Topic Tuesdays: Raw & Personal

Epilepsy through a 4th-Grader.


I was once a child with epilepsy, and it’s something a lot of people don’t know about me.

My epilepsy story is weird because it truly came out of nowhere with no explanation to this day. To be honest, because of it being a brain disorder, I don’t remember much about this time because this disorder had me feeling disorientated and forgetful most of the time. What I remember, though, is that it started around May 2003 and I was just about to finish the third grade. I don’t remember having seizures at this time, but my mother started to notice me doing this weird head moving, arms moving motion every once in awhile until it became more frequent. Every time she would ask me what was wrong, I told her I was fine because I truly thought that I was fine. The truth, though, is that I had no idea what I was doing. My mother took me to my doctor and recommended for me to see a neuro doctor. This was the start of my frequent visits to the hospital.

One thing I remember doing my time being an epileptic was that I went to this research center place with either my mother or father every single week, mainly for a check-up and blood test. When I mean I had a blood test every week, I had a damn blood test every week I visited that place. I never understood why they needed to take out so much blood from a 9-year-old, but they did, and I hated every single one of them. I used to bring doctor’s notes with me to school because these appointments would sometimes happen at 7, 8 o’clock in the morning. Shortly after they confirmed that I was having seizures through these check-ups and taking an EEG test, they put me on medication that I had to take three times a day, seven days a week. As I was trying my hardest to cope with the distraught and confusion I had as a 9-year-old epileptic, I was also trying to cope with the fact that kids my age weren’t very nice to people that “acted differently”.

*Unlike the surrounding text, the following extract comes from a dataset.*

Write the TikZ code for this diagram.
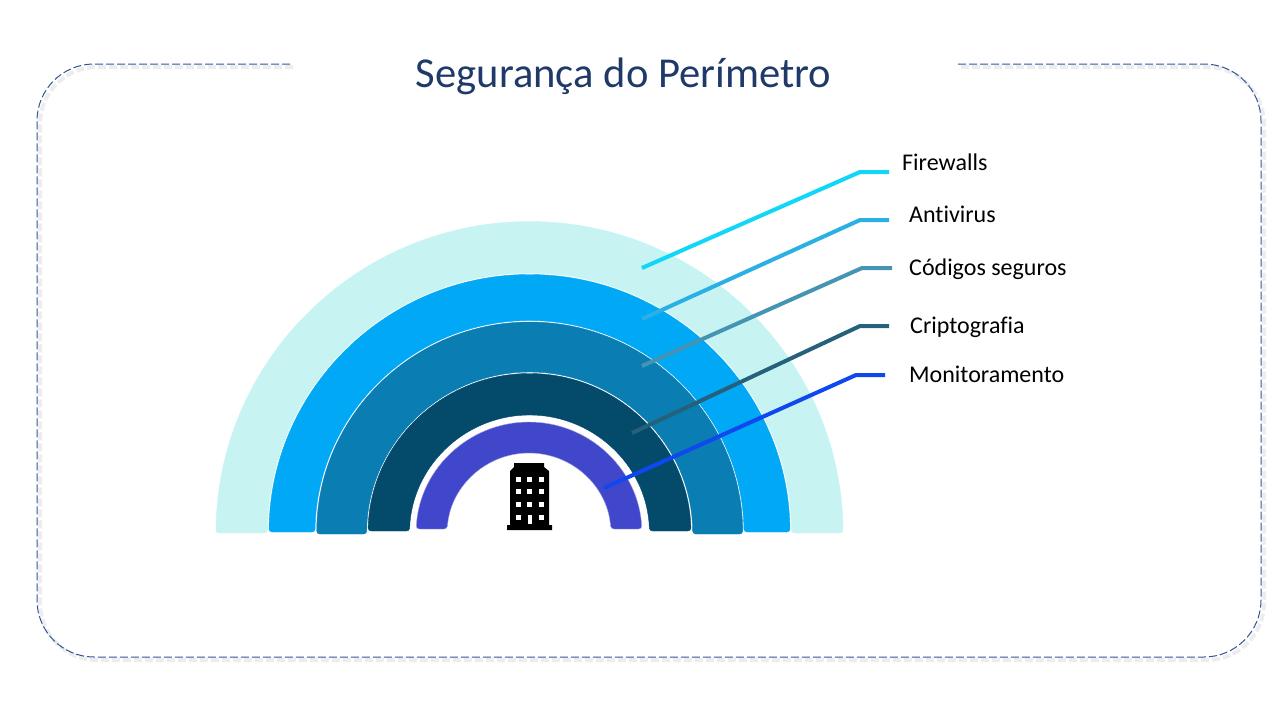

Epilepsy didn’t affect the way that I socialized; I was still very outgoing and had tons of friends in my class. What made school hard was that I wouldn’t remember anything my teachers were saying to me once I was having a seizure and when it ended. It made it hard to have conversations with people without spacing out in between sentences and then asking what was I doing. Eventually, as time progressed and the seizures got worse, my friends began to mimic my seizures and poke fun at them, calling me stupid and dumb. I vaguely remember performing at a dance festival my school put on and I had a seizure in the middle of it, which was the one thing I was worried about doing during my class performance.

As the year passed on, my seizures were now lasting longer and happening more frequently, which then started to cause me to be anxious and worried all the time. I still remember my father telling me that I better hope my seizures go away before middle school because I was going to have people tease me if I did that there. I was scared that I was forever going to be “Liz, the epileptic” and not “Liz, the normal little girl.” We kept going back to the doctor and my mother kept complaining that the medicine was making my seizures worse, which made the doctor disagree and say that it has to take some time to work. To prove that they weren’t getting worse, he made me take an MRI, which the test concluded that nothing about my brain was physically wrong. At this point, nobody could tell what type of seizures I was experiencing, and where they came from (I’m the first person ever in both my family trees to experience epilepsy.)

My mother requested for me to take another EEG test, which in case you don’t know, is a test that they put all these little wires on your skull to track the activity of your brain, and then ask you a few questions and do a few activities to enhance a seizure to happen. After what felt like forever, I finally had a seizure stating my multiplication tables. They found out the type of seizures I had, gave me a new medication, and in less than 6 months, I stopped having frequent seizures. Eventually, they went away completely. They think because I was hitting puberty and the brain was growing, the disorder just vanished. I honestly still don’t know how they just went away, but they did.


Living with epilepsy was hard. After having them for a long period of time, I was afraid of doing the things I enjoyed doing most. I remember walking to school with my father when I all of a sudden I had a seizure and walked into a pole. I also remember swimming in my aunt’s pool when I had a seizure underwater and almost drowned. Because these seizures kept having in unexpecting times, I had to be watched almost all the time. My teachers had to be informed that I had epilepsy, which made me feel like more of a sore thumb when they would pull me outside to ask me if I was feeling alright. There have been so many times I visited my school’s nurse that we could’ve been on a first name base. Long story short, my life as a 4th-grader was hard because of it, but I know it’s a part of me I never want to forget.

It’s weird; I’m always asking myself why do the weird things happen to me. My two front baby teeth were rotten, I had a chipped tooth that turned into a snaggle tooth, and I got my gallbladder removed when I was 19. But hey, maybe I’m supposed to be learning something about all of this stuff. Maybe it’s helped me get thicker skin. Maybe it’s made me stronger.

Maybe it’s made me realize that even bad things shape you to be the person you need to be. I know this has, and many other things I’ve dealt with.